>>>>
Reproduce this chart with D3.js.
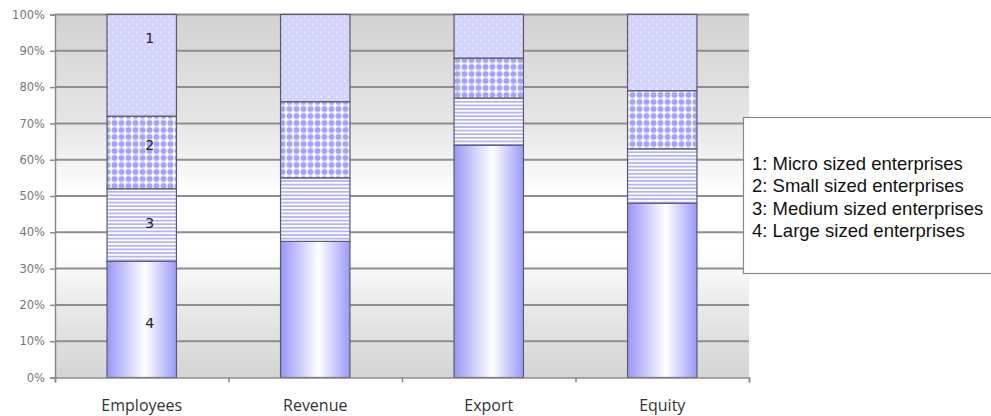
<!DOCTYPE html>
<html>
  <head>
    <script src="https://d3js.org/d3.v7.min.js"></script>
    <style>
      body { margin: 0; background: #fff; }
      .ytick text { font-family: "DejaVu Sans", sans-serif; font-size: 11.5px; fill: #777; }
      .xlab { font-family: "Open Sans", sans-serif; font-size: 16px; fill: #333; }
      .legend text { font-family: "Liberation Sans", Arial, sans-serif; font-size: 18.5px; fill: #111; }
    </style>
  </head>
  <body>
    <div id="chart"></div>
    <script>
      // values, in percent
      const categories = ["Employees", "Revenue", "Export", "Equity"];
      const large = [32, 37.5, 64, 48];
      const medium = [20, 17.5, 13, 15];
      const small = [20, 21, 11, 16];
      const micro = [28, 24, 12, 21];
      const yTicks = [0, 10, 20, 30, 40, 50, 60, 70, 80, 90, 100];
      const legendItems = [
        "1: Micro sized enterprises",
        "2: Small sized enterprises",
        "3: Medium sized enterprises",
        "4: Large sized enterprises"
      ];
      // the numbers written inside the first bar, and their height in %
      const segLabels = ["4", "3", "2", "1"];
      const segLabelAt = [15, 42.5, 64, 93.5];

      const margin = { top: 14.5, right: 242, bottom: 38.5, left: 55 };
      const width = 991 - margin.left - margin.right;
      const height = 416 - margin.top - margin.bottom;

      const root = d3.select("#chart").append("svg")
        .attr("width", 991).attr("height", 416);
      const defs = root.append("defs");

      // plot area background: grey on top and bottom, white in the middle
      const bg = defs.append("linearGradient").attr("id", "bg")
        .attr("x1", 0).attr("y1", 0).attr("x2", 0).attr("y2", 1);
      [[0, "#d2d2d2"], [0.3, "#e6e6e6"], [0.5, "#ffffff"], [0.65, "#ffffff"], [0.85, "#e4e4e4"], [1, "#d4d4d4"]]
        .forEach(s => bg.append("stop").attr("offset", s[0]).attr("stop-color", s[1]));

      // large: cylinder look
      const cyl = defs.append("linearGradient").attr("id", "cyl");
      [[0, "#9797f6"], [0.55, "#ffffff"], [1, "#9a9afa"]]
        .forEach(s => cyl.append("stop").attr("offset", s[0]).attr("stop-color", s[1]));

      // medium: horizontal stripes
      const stripes = defs.append("pattern").attr("id", "stripes")
        .attr("patternUnits", "userSpaceOnUse").attr("width", 8).attr("height", 3.6);
      stripes.append("rect").attr("width", 8).attr("height", 3.6).attr("fill", "#ffffff");
      stripes.append("rect").attr("width", 8).attr("height", 1.8).attr("fill", "#b4b4fb");

      // small: dot grid on white
      const dots = defs.append("pattern").attr("id", "dots")
        .attr("patternUnits", "userSpaceOnUse").attr("width", 7).attr("height", 7);
      dots.append("rect").attr("width", 7).attr("height", 7).attr("fill", "#ffffff");
      dots.append("circle").attr("cx", 3.5).attr("cy", 3.5).attr("r", 3).attr("fill", "#a3a3fb");

      // micro: light lavender with tiny white dots
      const fine = defs.append("pattern").attr("id", "fine")
        .attr("patternUnits", "userSpaceOnUse").attr("width", 8).attr("height", 8);
      fine.append("rect").attr("width", 8).attr("height", 8).attr("fill", "#d3d3fb");
      fine.append("circle").attr("cx", 2).attr("cy", 2).attr("r", 0.8).attr("fill", "#ffffff");
      fine.append("circle").attr("cx", 6).attr("cy", 6).attr("r", 0.8).attr("fill", "#ffffff");

      const svg = root.append("g")
        .attr("transform", `translate(${margin.left}, ${margin.top})`);

      const x = d3.scaleBand().domain(categories).range([0, width])
        .paddingInner(0.6).paddingOuter(0.3);
      const y = d3.scaleLinear().domain([0, 100]).range([height, 0]);

      svg.append("rect").attr("width", width).attr("height", height).attr("fill", "url(#bg)");

      // gridlines
      svg.selectAll(".grid").data(yTicks.slice(1)).enter().append("line")
        .attr("x1", 0).attr("x2", width)
        .attr("y1", d => y(d)).attr("y2", d => y(d))
        .attr("stroke", "#8e8e8e").attr("stroke-width", 2);

      const table = categories.map((c, i) => ({
        cat: c, large: large[i], medium: medium[i], small: small[i], micro: micro[i]
      }));
      const keys = ["large", "medium", "small", "micro"];
      const fills = { large: "url(#cyl)", medium: "url(#stripes)", small: "url(#dots)", micro: "url(#fine)" };
      const series = d3.stack().keys(keys)(table);

      svg.selectAll(".layer").data(series).enter().append("g")
        .attr("fill", d => fills[d.key])
        .selectAll("rect").data(d => d).enter().append("rect")
        .attr("x", d => x(d.data.cat))
        .attr("y", d => y(d[1]))
        .attr("width", x.bandwidth())
        .attr("height", d => y(d[0]) - y(d[1]))
        .attr("stroke", "#5a5a6a").attr("stroke-width", 1.2);

      // numbers inside the Employees bar
      svg.selectAll(".seg").data(segLabels).enter().append("text")
        .attr("x", x(categories[0]) + x.bandwidth() / 2 + 8)
        .attr("y", (d, i) => y(segLabelAt[i]))
        .attr("dy", "0.35em")
        .attr("text-anchor", "middle")
        .style("font-family", "DejaVu Sans, sans-serif")
        .style("font-size", "14px")
        .attr("fill", "#222")
        .text(d => d);

      // y axis
      const yAxis = svg.append("g").attr("class", "ytick")
        .call(d3.axisLeft(y).tickValues(yTicks).tickFormat(d => d + "%").tickSize(5).tickPadding(5));
      yAxis.select(".domain").attr("stroke", "#8a8a8a").attr("stroke-width", 1.5);
      yAxis.selectAll(".tick line").attr("stroke", "#8a8a8a").attr("stroke-width", 1.5);

      // x axis: ticks between the categories
      const xb = d3.scaleLinear().domain([0, categories.length]).range([0, width]);
      const xAxis = svg.append("g").attr("transform", `translate(0, ${height})`)
        .call(d3.axisBottom(xb).ticks(categories.length).tickSize(5).tickFormat(""));
      xAxis.select(".domain").attr("stroke", "#8a8a8a").attr("stroke-width", 1.5);
      xAxis.selectAll(".tick line").attr("stroke", "#8a8a8a").attr("stroke-width", 1.5);

      svg.selectAll(".xlab").data(categories).enter().append("text")
        .attr("class", "xlab")
        .attr("x", d => x(d) + x.bandwidth() / 2)
        .attr("y", height + 33)
        .attr("text-anchor", "middle")
        .text(d => d);

      // legend box, running off the right edge
      const legend = root.append("g").attr("class", "legend");
      legend.append("rect")
        .attr("x", 743.5).attr("y", 117.5).attr("width", 260).attr("height", 156)
        .attr("fill", "#fff").attr("stroke", "#8a8a8a").attr("stroke-width", 1.2);
      legend.selectAll("text").data(legendItems).enter().append("text")
        .attr("x", 752)
        .attr("y", (d, i) => 170 + i * 22.3)
        .text(d => d);
    </script>
  </body>
</html>
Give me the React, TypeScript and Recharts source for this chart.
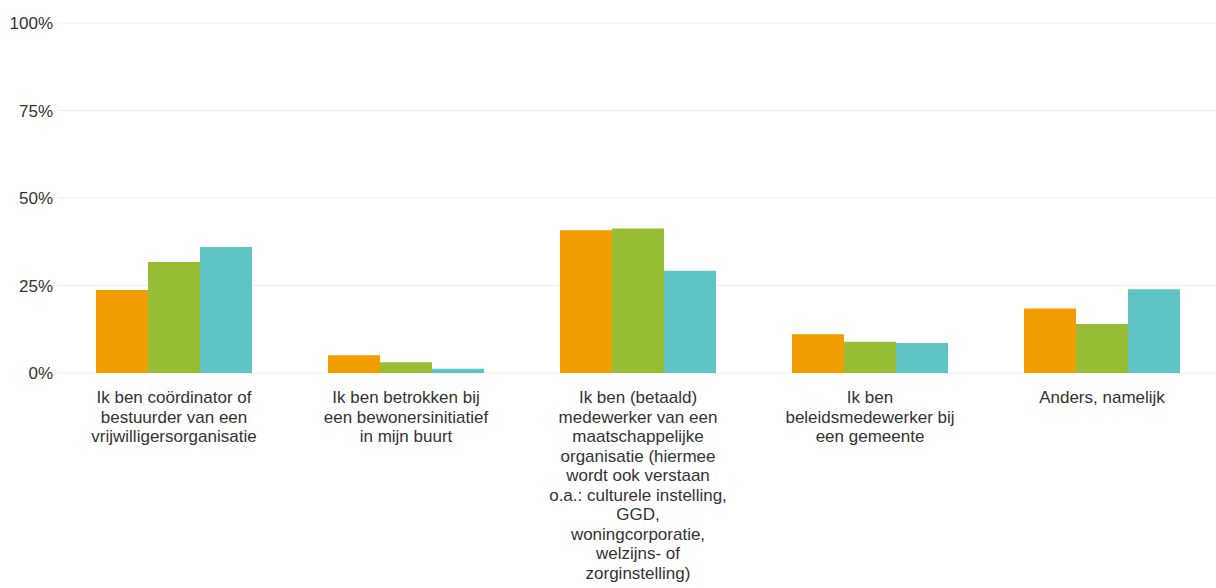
import React from 'react';
import { BarChart, Bar, XAxis, YAxis, CartesianGrid, Text } from 'recharts';

const categories = [
  'Ik ben coördinator of bestuurder van een vrijwilligersorganisatie',
  'Ik ben betrokken bij een bewonersinitiatief in mijn buurt',
  'Ik ben (betaald) medewerker van een maatschappelijke organisatie (hiermee wordt ook verstaan o.a.: culturele instelling, GGD, woningcorporatie, welzijns- of zorginstelling)',
  'Ik ben beleidsmedewerker bij een gemeente',
  'Anders, namelijk',
];
const seriesOrange = [23.7, 5.1, 40.8, 11.1, 18.4];
const seriesGreen = [31.7, 3.1, 41.3, 8.9, 14.0];
const seriesCyan = [36.0, 1.2, 29.2, 8.6, 23.9];
const yTicks = [0, 25, 50, 75, 100];

const data = categories.map((name, i) => ({
  name,
  a: seriesOrange[i],
  b: seriesGreen[i],
  c: seriesCyan[i],
}));

const FONT = '"Liberation Sans", Arial, sans-serif';

const CategoryTick = (props: any) => {
  const { x, y, payload } = props;
  return (
    <Text
      x={x}
      y={y}
      width={168}
      textAnchor="middle"
      verticalAnchor="start"
      lineHeight="19.5px"
      style={{ fontSize: 17, fontFamily: FONT }}
      fontSize={17}
      fontFamily={FONT}
      fill="#333333"
    >
      {payload.value}
    </Text>
  );
};

export default function App() {
  return (
    <div
      style={{
        position: 'absolute',
        left: 0,
        top: 0,
        width: 1216,
        height: 588,
        overflow: 'hidden',
        background: '#ffffff',
      }}
    >
      <BarChart
        width={1219}
        height={588}
        data={data}
        margin={{ top: 23, right: 1, left: 0, bottom: 0 }}
        barCategoryGap={38}
        barGap={0}
      >
        <CartesianGrid vertical={false} stroke="#eeeeee" />
        <YAxis
          width={58}
          domain={[0, 100]}
          ticks={yTicks}
          tickFormatter={(v: number) => `${v}%`}
          axisLine={false}
          tickLine={false}
          tickSize={3}
          tickMargin={2}
          tick={{ fontSize: 17, fontFamily: FONT, fill: '#333333' }}
        />
        <XAxis
          dataKey="name"
          height={215}
          interval={0}
          axisLine={false}
          tickLine={false}
          tickSize={0}
          tickMargin={18}
          tick={<CategoryTick />}
        />
        <Bar dataKey="a" fill="#f39c00" isAnimationActive={false} />
        <Bar dataKey="b" fill="#97bd35" isAnimationActive={false} />
        <Bar dataKey="c" fill="#5ec4c4" isAnimationActive={false} />
      </BarChart>
    </div>
  );
}
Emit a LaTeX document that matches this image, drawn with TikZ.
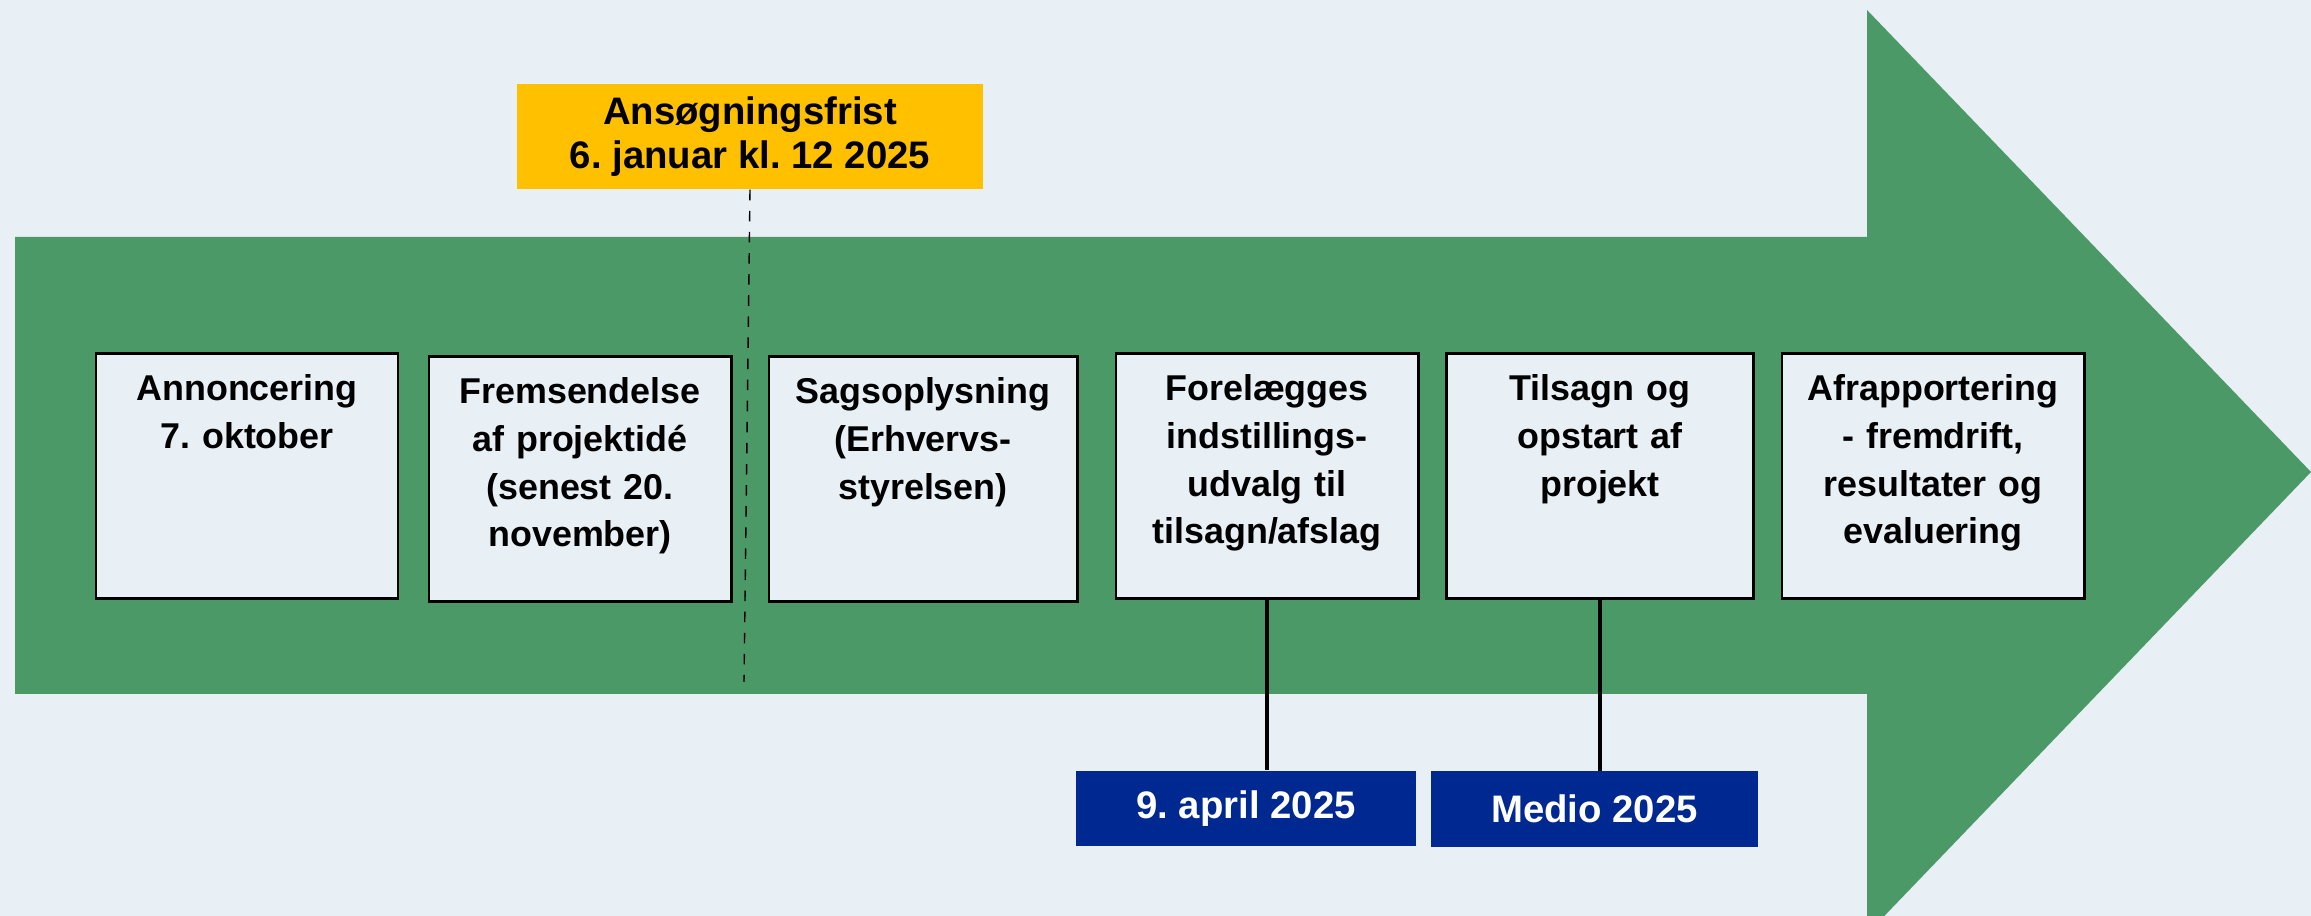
\documentclass[tikz,border=0pt]{standalone}
\usepackage{fontspec}
\setmainfont{Liberation Sans}
\frenchspacing
\definecolor{bgblue}{HTML}{E8F0F6}
\definecolor{arrowgreen}{HTML}{4C9968}
\definecolor{fristyellow}{HTML}{FFC000}
\definecolor{dateblue}{HTML}{002891}

\begin{document}
\begin{tikzpicture}[x=0.01cm, y=-0.01cm,
    phase/.style ={draw, thick, fill=bgblue, anchor=north, align=center,
      text width=2.9cm, minimum width=3.02cm, inner xsep=0pt, inner ysep=0pt,
      text height=0.47cm, text depth=1.98cm,
      font=\bfseries\fontsize{10.2}{13.6}\selectfont},
    frist/.style ={fill=fristyellow, align=center, minimum width=4.66cm,
      minimum height=1.05cm, font=\bfseries\fontsize{10.9}{12.6}\selectfont},
    dato/.style ={fill=dateblue, text=white, minimum height=0.75cm,
      font=\bfseries\fontsize{10.9}{12.6}\selectfont}]
   \fill[bgblue] (0,0) rectangle (2311,916);
   \clip (0,0) rectangle (2311,916);

   \fill[arrowgreen] (15,237) -- (1867,237) -- (1867,10) -- (2311,472)
      -- (1867,934) -- (1867,694) -- (15,694) -- cycle;

   \node[phase] (b1) at (247,352) {Annoncering\\7. oktober};
   \node[phase] (b2) at (580,355) {Fremsendelse\\af projektidé\\(senest 20.\\november)};
   \node[phase, minimum width=3.08cm] (b3) at (923,355) {Sagsoplysning\\(Erhvervs-\\styrelsen)};
   \node[phase] (b4) at (1267,352) {Forelægges\\indstillings-\\udvalg til\\tilsagn/afslag};
   \node[phase, minimum width=3.07cm] (b5) at (1600,352) {Tilsagn og\\opstart af\\projekt};
   \node[phase] (b6) at (1933,352) {Afrapportering\\- fremdrift,\\resultater og\\evaluering};

   \node[frist] (ys) at (750,136.5) {Ansøgningsfrist\\6. januar kl. 12 2025};
   \node[dato, minimum width=3.39cm] (d1) at (1246,808.5) {9. april 2025};
   \node[dato, minimum width=3.27cm] (d2) at (1594.5,809) {Medio 2025};
   \coordinate (frist) at (744,682);

   \draw[dashed, thin] (ys.south) to (frist);
   \draw[line width=1.3pt] (b4.south) to (b4.south |- d1.north);
   \draw[line width=1.3pt] (b5.south) to (b5.south |- d2.north);
 \end{tikzpicture}
\end{document}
<<<<
Print out, exactly and with nothing added, the lines starting at the line holding "Emit a LaTeX" and ending at the line holding "-- (1867,934) -- (1867,694)", minus any pictures.

■ **Answer to the problem**
Emit a LaTeX document that matches this image, drawn with TikZ.
\documentclass[tikz,border=0pt]{standalone}
\usepackage{fontspec}
\setmainfont{Liberation Sans}
\frenchspacing
\definecolor{bgblue}{HTML}{E8F0F6}
\definecolor{arrowgreen}{HTML}{4C9968}
\definecolor{fristyellow}{HTML}{FFC000}
\definecolor{dateblue}{HTML}{002891}

\begin{document}
\begin{tikzpicture}[x=0.01cm, y=-0.01cm,
    phase/.style ={draw, thick, fill=bgblue, anchor=north, align=center,
      text width=2.9cm, minimum width=3.02cm, inner xsep=0pt, inner ysep=0pt,
      text height=0.47cm, text depth=1.98cm,
      font=\bfseries\fontsize{10.2}{13.6}\selectfont},
    frist/.style ={fill=fristyellow, align=center, minimum width=4.66cm,
      minimum height=1.05cm, font=\bfseries\fontsize{10.9}{12.6}\selectfont},
    dato/.style ={fill=dateblue, text=white, minimum height=0.75cm,
      font=\bfseries\fontsize{10.9}{12.6}\selectfont}]
   \fill[bgblue] (0,0) rectangle (2311,916);
   \clip (0,0) rectangle (2311,916);

   \fill[arrowgreen] (15,237) -- (1867,237) -- (1867,10) -- (2311,472)
      -- (1867,934) -- (1867,694) -- (15,694) -- cycle;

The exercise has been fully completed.